IBM Corp./Lotus later this month will ship Notes/Domino 6.5 and begin to show corporate users how to extend the reach of its collaboration software by embedding it in everyday client software.
With embedded components users can stay within their familiar software and still have access to collaboration features such as instant messaging. The benefit for IT is less training, less client software to maintain and better ROI in collaborative software.
The 6.5 release is focused on the Notes client and highlights how it is integrated with instant messaging and presence information supported by the Lotus Instant Messaging and Web Conferencing Server. Instant-messaging capabilities can be integrated into the Notes in-box, forms, applications and databases without the need for a separate client. Later this year, IBM/Lotus plans to add Web conferencing and team workplace integration.

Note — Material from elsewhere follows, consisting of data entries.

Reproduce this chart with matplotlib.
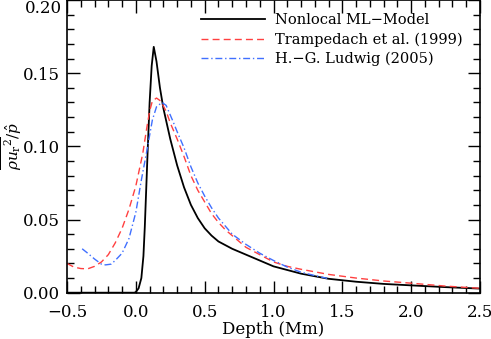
import matplotlib
matplotlib.use('Agg')
import matplotlib.pyplot as plt
from matplotlib.ticker import MultipleLocator

# Nonlocal ML-Model
ml_x = [-0.5, -0.01, 0.0, 0.02, 0.04, 0.055, 0.065, 0.075, 0.085, 0.10, 0.115, 0.13,
        0.15, 0.175, 0.2, 0.25, 0.3, 0.35, 0.4, 0.45, 0.5, 0.55, 0.6, 0.7, 0.8, 0.9,
        1.0, 1.2, 1.4, 1.6, 1.8, 2.0, 2.25, 2.5]
ml_y = [0.0, 0.0, 0.0005, 0.003, 0.010, 0.025, 0.045, 0.070, 0.095, 0.130, 0.155, 0.168,
        0.158, 0.140, 0.126, 0.105, 0.087, 0.072, 0.060, 0.051, 0.044, 0.039, 0.035,
        0.030, 0.026, 0.022, 0.018, 0.0130, 0.0095, 0.0075, 0.0060, 0.0050, 0.0038,
        0.0028]

# Trampedach et al. (1999)
tr_x = [-0.5, -0.45, -0.4, -0.35, -0.3, -0.25, -0.2, -0.15, -0.1, -0.05, 0.0, 0.05,
        0.08, 0.1, 0.12, 0.15, 0.18, 0.22, 0.25, 0.3, 0.35, 0.4, 0.45, 0.5, 0.55, 0.6,
        0.65, 0.7, 0.8, 0.9, 1.0, 1.1, 1.2, 1.4, 1.6, 1.8, 2.0, 2.25, 2.5]
tr_y = [0.020, 0.0175, 0.0165, 0.0163, 0.018, 0.021, 0.026, 0.034, 0.044, 0.057, 0.073,
        0.095, 0.113, 0.124, 0.131, 0.133, 0.131, 0.124, 0.116, 0.105, 0.093, 0.080,
        0.070, 0.062, 0.054, 0.048, 0.043, 0.039, 0.031, 0.026, 0.021, 0.018, 0.016,
        0.0125, 0.010, 0.008, 0.0065, 0.0045, 0.003]

# H.-G. Ludwig (2005)
lu_x = [-0.39, -0.35, -0.3, -0.25, -0.22, -0.18, -0.15, -0.1, -0.05, 0.0, 0.04, 0.08,
        0.12, 0.15, 0.19, 0.22, 0.27, 0.3, 0.35, 0.4, 0.45, 0.5, 0.55, 0.6, 0.7, 0.8,
        0.9, 1.0, 1.1, 1.2, 1.3, 1.39]
lu_y = [0.030, 0.027, 0.023, 0.0195, 0.019, 0.0195, 0.022, 0.027, 0.037, 0.055, 0.077,
        0.097, 0.118, 0.127, 0.130, 0.128, 0.117, 0.110, 0.099, 0.086, 0.075, 0.066,
        0.058, 0.051, 0.040, 0.033, 0.027, 0.022, 0.0175, 0.014, 0.0117, 0.0098]

plt.rcParams['font.family'] = ['DejaVu Serif']
plt.rcParams['mathtext.fontset'] = 'dejavuserif'

fig = plt.figure(figsize=(4.91, 3.39), dpi=100)
ax = fig.add_axes([0.1365, 0.1366, 0.8411, 0.8634])

ax.plot(ml_x, ml_y, color='black', lw=1.3, label='Nonlocal ML\u2212Model')
ax.plot(tr_x, tr_y, color='#ff4040', lw=1.0, ls=(0, (5, 3)), label='Trampedach et al. (1999)')
ax.plot(lu_x, lu_y, color='#4070ff', lw=1.0, ls=(0, (5, 2, 1, 2)), label='H.\u2212G. Ludwig (2005)')

ax.set_xlim(-0.5, 2.5)
ax.set_ylim(0.0, 0.20)
ax.xaxis.set_major_locator(MultipleLocator(0.5))
ax.xaxis.set_minor_locator(MultipleLocator(0.1))
ax.yaxis.set_major_locator(MultipleLocator(0.05))
ax.yaxis.set_minor_locator(MultipleLocator(0.01))
ax.xaxis.set_major_formatter(plt.FuncFormatter(lambda v, p: ('%.1f' % v).replace('-', '\u2212')))
# top label (0.20) is drawn separately so it is not cut at the figure edge
ax.yaxis.set_major_formatter(plt.FuncFormatter(lambda v, p: '' if v > 0.19 else '%.2f' % v))
ax.tick_params(which='both', direction='in', top=True, right=True, labelsize=12, width=1)
ax.tick_params(axis='x', which='major', pad=8)
ax.tick_params(axis='y', which='major', pad=5)
ax.tick_params(which='major', length=9)
ax.tick_params(which='minor', length=5)
for s in ax.spines.values():
    s.set_linewidth(1.2)
ax.text(-0.012, 1.0, '0.20', transform=ax.transAxes, ha='right', va='top', fontsize=12)

ax.set_xlabel('Depth (Mm)', fontsize=12, labelpad=0)
ax.set_ylabel(r'$\overline{\rho u_{\rm r}{}^2}/\hat{p}$', fontsize=11)
ax.yaxis.set_label_coords(-0.104, 0.5)

ax.legend(loc='upper right', frameon=False, fontsize=10.5, handlelength=4.4,
          handletextpad=0.7, labelspacing=0.35, borderaxespad=0.5,
          bbox_to_anchor=(0.99, 1.0))

fig.savefig('out.png', dpi=100)
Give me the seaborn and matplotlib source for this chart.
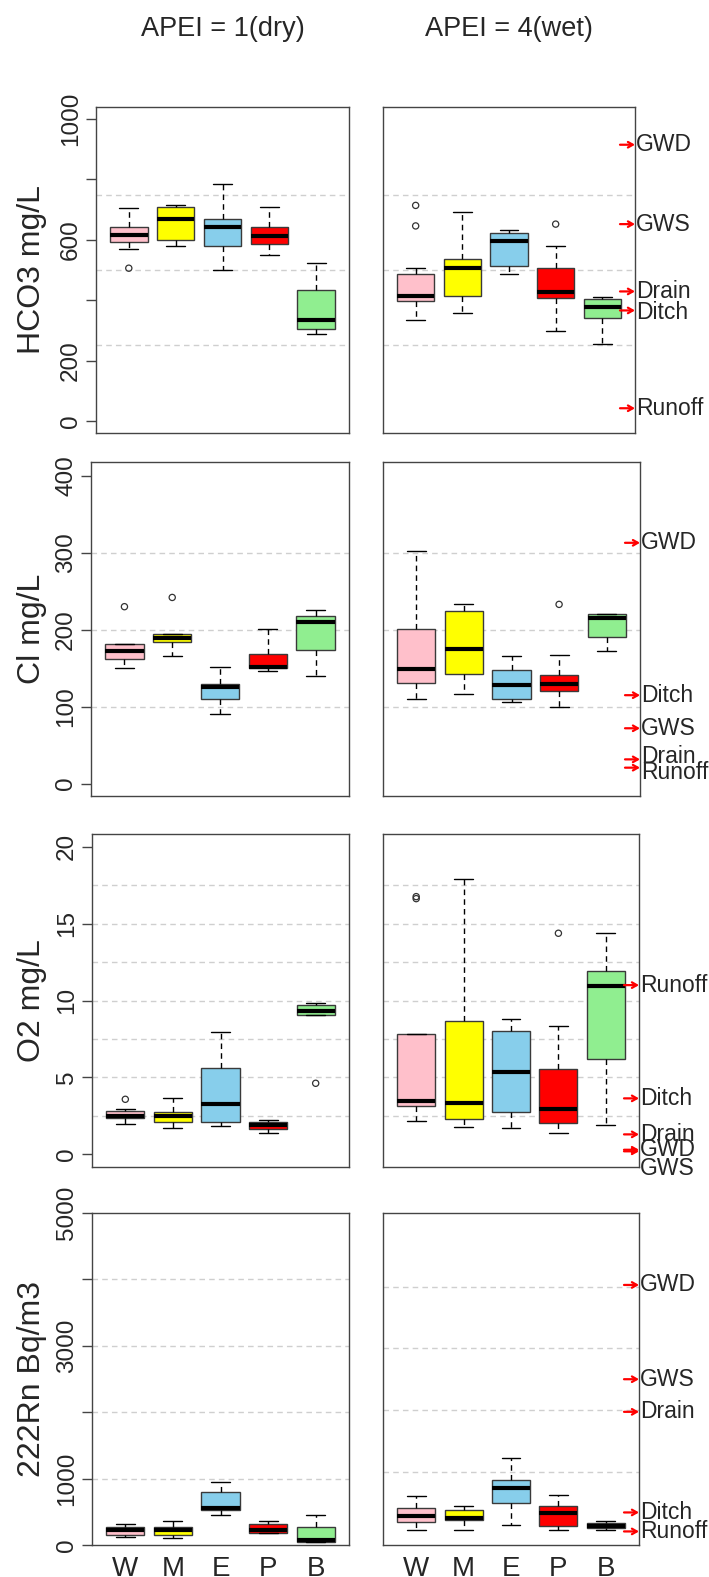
import numpy as np
import pandas as pd
import matplotlib
matplotlib.use("Agg")
import matplotlib.pyplot as plt
import seaborn as sns
from matplotlib.transforms import blended_transform_factory

# ---------------- data ----------------
sites = ["W", "M", "E", "P", "B"]
site_colors = ["#FFC0CB", "#FFFF00", "#87CEEB", "#FF0000", "#90EE90"]
col_titles = ["APEI = 1(dry)", "APEI = 4(wet)"]
row_labels = ["HCO3 mg/L", "Cl mg/L", "O2 mg/L", "222Rn Bq/m3"]

# each row: [lower whisker, Q1, median, Q3, upper whisker] for W, M, E, P, B
hco3_dry = [[571, 592, 617, 641, 705], [581, 598, 670, 708, 714], [501, 581, 644, 670, 785],
            [549, 586, 611, 641, 708], [287, 303, 333, 435, 522]]
hco3_wet = [[335, 397, 414, 486, 505], [358, 413, 508, 536, 693], [486, 513, 596, 622, 634],
            [299, 408, 427, 505, 581], [254, 340, 379, 403, 409]]
cl_dry = [[150, 162, 172, 181, 181], [166, 184, 189, 195, 195], [90, 110, 125, 130, 152],
          [146, 150, 151, 169, 201], [140, 174, 210, 218, 226]]
cl_wet = [[110, 131, 149, 201, 302], [117, 143, 175, 224, 234], [106, 110, 128, 148, 166],
          [100, 120, 130, 141, 167], [172, 191, 215, 220, 220]]
o2_dry = [[1.95, 2.36, 2.49, 2.80, 2.97], [1.71, 2.08, 2.49, 2.73, 3.68], [1.84, 2.08, 3.25, 5.63, 7.95],
          [1.37, 1.65, 1.91, 2.10, 2.25], [9.06, 9.06, 9.34, 9.69, 9.82]]
o2_wet = [[2.17, 3.14, 3.49, 7.82, 7.82], [1.78, 2.30, 3.32, 8.65, 17.88], [1.71, 2.73, 5.35, 8.00, 8.82],
          [1.37, 2.06, 2.97, 5.57, 8.36], [1.91, 6.18, 10.94, 11.92, 14.37]]
rn_dry = [[120, 151, 221, 271, 316], [105, 156, 231, 271, 356], [452, 532, 557, 793, 944],
          [176, 176, 231, 316, 356], [40, 50, 70, 271, 452]]
rn_wet = [[57, 187, 279, 408, 598], [57, 214, 246, 376, 436], [128, 484, 738, 868, 1224],
          [57, 111, 322, 436, 619], [52, 79, 117, 160, 192]]

# outliers (site, value)
hco3_dry_out_site, hco3_dry_out_val = ["W"], [506]
hco3_wet_out_site, hco3_wet_out_val = ["W", "W", "P"], [714, 646, 652]
cl_dry_out_site, cl_dry_out_val = ["W", "M"], [230, 242]
cl_wet_out_site, cl_wet_out_val = ["P"], [233]
o2_dry_out_site, o2_dry_out_val = ["W", "B"], [3.58, 4.62]
o2_wet_out_site, o2_wet_out_val = ["W", "W", "P"], [16.75, 16.62, 14.37]
rn_dry_out_site, rn_dry_out_val = [], []
rn_wet_out_site, rn_wet_out_val = [], []

# reference water sources (marked on the wet panels)
hco3_ref_names = ["GWD", "GWS", "Drain", "Ditch", "Runoff"]
hco3_ref_vals = [915, 652, 429, 366, 42]
cl_ref_names = ["GWD", "Ditch", "GWS", "Drain", "Runoff"]
cl_ref_vals = [313, 115, 72, 31.6, 20.8]
o2_ref_names = ["Runoff", "Ditch", "Drain", "GWD", "GWS"]
o2_ref_vals = [11.0, 3.64, 1.3, 0.30, 0.20]
rn_ref_names = ["GWD", "GWS", "Drain", "Ditch", "Runoff"]
rn_ref_vals = [4028, 2499, 1970, 338, 30]

# axis ticks
hco3_ticks = [0, 200, 400, 600, 800, 1000]
hco3_ticklabels = ["0", "200", "", "600", "", "1000"]
cl_ticks = [0, 100, 200, 300, 400]
cl_ticklabels = ["0", "100", "200", "300", "400"]
o2_ticks = [0, 5, 10, 15, 20]
o2_ticklabels = ["0", "5", "10", "15", "20"]
rn_ticks = [0, 1000, 2000, 3000, 4000, 5000]
rn_ticklabels = ["0", "1000", "", "3000", "", "5000"]

hco3_grid = [250, 500, 750]
cl_grid = [100, 200, 300]
o2_grid = [2.5, 5, 7.5, 10, 12.5, 15, 17.5]
rn_grid = [1000, 2000, 3000, 4000]

# ---------------- figure ----------------
sns.set_style("white")
plt.rcParams["font.family"] = ["Liberation Sans", "DejaVu Sans"]

W_PX, H_PX = 709, 1577
fig = plt.figure(figsize=(W_PX / 100, H_PX / 100), dpi=100)


def rect(x0, y0, x1, y1):
    return [x0 / W_PX, 1 - y1 / H_PX, (x1 - x0) / W_PX, (y1 - y0) / H_PX]


panel_rects = [
    [rect(96, 107, 349, 433), rect(383, 107, 635, 433)],
    [rect(91, 462, 349, 796), rect(383, 462, 640, 796)],
    [rect(92, 834, 349, 1167), rect(383, 834, 639, 1167)],
    [rect(92, 1213, 349, 1545), rect(383, 1213, 639, 1545)],
]

rows = [
    dict(stats=[hco3_dry, hco3_wet],
         outs=[(hco3_dry_out_site, hco3_dry_out_val), (hco3_wet_out_site, hco3_wet_out_val)],
         ylims=[(-40, 1040), (-40, 1040)], ticks=hco3_ticks, ticklabels=hco3_ticklabels,
         grid=hco3_grid, refs=(hco3_ref_names, hco3_ref_vals)),
    dict(stats=[cl_dry, cl_wet],
         outs=[(cl_dry_out_site, cl_dry_out_val), (cl_wet_out_site, cl_wet_out_val)],
         ylims=[(-16, 418), (-16, 418)], ticks=cl_ticks, ticklabels=cl_ticklabels,
         grid=cl_grid, refs=(cl_ref_names, cl_ref_vals)),
    dict(stats=[o2_dry, o2_wet],
         outs=[(o2_dry_out_site, o2_dry_out_val), (o2_wet_out_site, o2_wet_out_val)],
         ylims=[(-0.82, 20.82), (-0.82, 20.82)], ticks=o2_ticks, ticklabels=o2_ticklabels,
         grid=o2_grid, refs=(o2_ref_names, o2_ref_vals)),
    dict(stats=[rn_dry, rn_wet],
         outs=[(rn_dry_out_site, rn_dry_out_val), (rn_wet_out_site, rn_wet_out_val)],
         ylims=[(0, 5000), (-190, 5195)], ticks=rn_ticks, ticklabels=rn_ticklabels,
         grid=rn_grid, refs=(rn_ref_names, rn_ref_vals)),
]

# pixel nudges of some reference labels to avoid overlaps (row, name) -> px (up positive)
label_nudge = {(1, "Drain"): 3, (1, "Runoff"): -5, (2, "GWS"): -17, (0, "Ditch"): -2}

FRAME = "#444444"

for r, row in enumerate(rows):
    for c in range(2):
        ax = fig.add_axes(panel_rects[r][c])
        stats = row["stats"][c]
        recs = []
        for s, vals in zip(sites, stats):
            for v in vals:
                recs.append((s, v))
        df = pd.DataFrame(recs, columns=["site", "value"])

        for g in row["grid"]:
            ax.axhline(g, color="#cfcfcf", lw=1.0, ls=(0, (4, 3)), zorder=0.3)

        sns.boxplot(data=df, x="site", y="value", hue="site", order=sites, hue_order=sites,
                    palette=site_colors, saturation=1, legend=False, width=0.8,
                    whis=(0, 100), showfliers=False, linecolor="#3a3a3a", linewidth=1.0,
                    medianprops=dict(color="black", linewidth=3.0, solid_capstyle="butt"),
                    whiskerprops=dict(color="black", linestyle=(0, (4, 3)), linewidth=1.0),
                    capprops=dict(color="black", linewidth=1.0),
                    ax=ax)

        osites, ovals = row["outs"][c]
        if len(ovals):
            ax.scatter([sites.index(s) for s in osites], ovals, s=20, facecolors="none",
                       edgecolors="#333333", linewidths=0.9, zorder=5)

        ax.set_xlim(-0.7, 4.7)
        ax.set_ylim(*row["ylims"][c])
        ax.set_xlabel("")
        ax.set_ylabel("")
        for sp in ax.spines.values():
            sp.set_color(FRAME)
            sp.set_linewidth(1.0)

        ax.set_xticks(range(len(sites)))
        if r == 3:
            ax.set_xticklabels(sites, fontsize=20)
        else:
            ax.set_xticklabels([])
        ax.tick_params(axis="x", direction="out", length=7, width=1, color=FRAME, pad=1)

        if c == 0:
            ax.set_yticks(row["ticks"])
            ax.set_yticklabels(row["ticklabels"], fontsize=17.5, rotation=90, va="center")
            ax.tick_params(axis="y", direction="out", length=7, width=1, color=FRAME, pad=3, left=True)
        else:
            ax.set_yticks([])
            names, vals = row["refs"]
            trans = blended_transform_factory(ax.transAxes, ax.transData)
            for nm, v in zip(names, vals):
                ax.annotate("", xy=(1.0, v), xycoords=trans, xytext=(-15, 0),
                            textcoords="offset pixels", annotation_clip=False,
                            arrowprops=dict(arrowstyle="->,head_length=0.35,head_width=0.2",
                                            color="red", lw=1.6, shrinkA=0, shrinkB=0))
                ax.annotate(nm, xy=(1.0, v), xycoords=trans,
                            xytext=(1, label_nudge.get((r, nm), 0)), textcoords="offset pixels",
                            ha="left", va="center", fontsize=16.5, annotation_clip=False)

        if c == 0:
            bb = panel_rects[r][0]
            fig.text(32 / W_PX, bb[1] + bb[3] / 2, row_labels[r], rotation=90,
                     ha="center", va="center", fontsize=23)

for c, t in enumerate(col_titles):
    bb = panel_rects[0][c]
    fig.text(bb[0] + bb[2] / 2, 1 - 29 / H_PX, t, ha="center", va="center", fontsize=19.5)

fig.savefig("out.png", dpi=100)
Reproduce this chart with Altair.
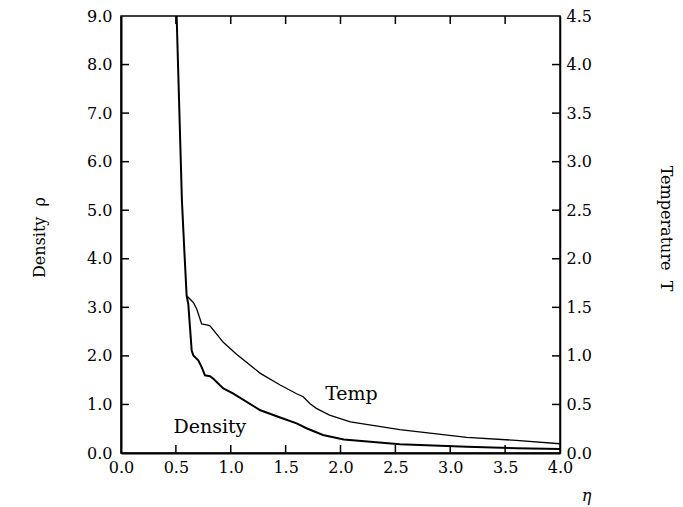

What Lotus is missing, however, is Web services-based integration with applications from other vendors. The instant messaging integration with Notes/Domino 6.5 doesn’t go beyond Notes/Domino applications and IBM’s WebSphere Portal Server.
Lotus and Microsoft Corp. have been promising for years to deliver a set of components from their respective collaboration suites that can be used to add features to other applications.
The concept is known as contextual collaboration, which would let collaborative features be added to any application. For example, an instant-messaging component could be used in a CRM application to provide an indicator that a support person is online and foster a real-time chat session, all within the CRM interface.
“IBM/Lotus has institutionalized the component concept better than any other vendor,” says Matt Cain, an analyst with Meta Group. “But the focus has been on (IBM/Lotus) product-level integration and you don’t see a deeper integration, with other software based on Web services interfaces.”
Without Web services interfaces, users will be hard pressed to easily integrate components across various vendors’ products.
Cain says the focus on instant messaging in Notes/Domino 6.5 is a move to increase momentum behind Lotus’ 5-year-old instant-messaging technology before Microsoft’s scheduled release on Oct. 21 of Office Live Communications Server for IM, Outlook 2003 client and Office 2003 application suite.
Corporate usage of instant messaging is expected to increase from 60 million users today to 349 million in the next five years, according to a survey in June by research firm The Radicati Group.
The Notes 6.5 client is highlighted by the fact that a separate instant-messaging client is no longer needed as was the case in Notes 6.0.
The interface has four new icons that allow chat sessions, instant meetings and the ability to add users to a buddy list and hide/show that list.
Notes/Domino 6.5 will ship at the end of the month. Pricing is the same as the 6.0 client, which starts at $90 per user and the 6.0 server, which starts at US$2,964.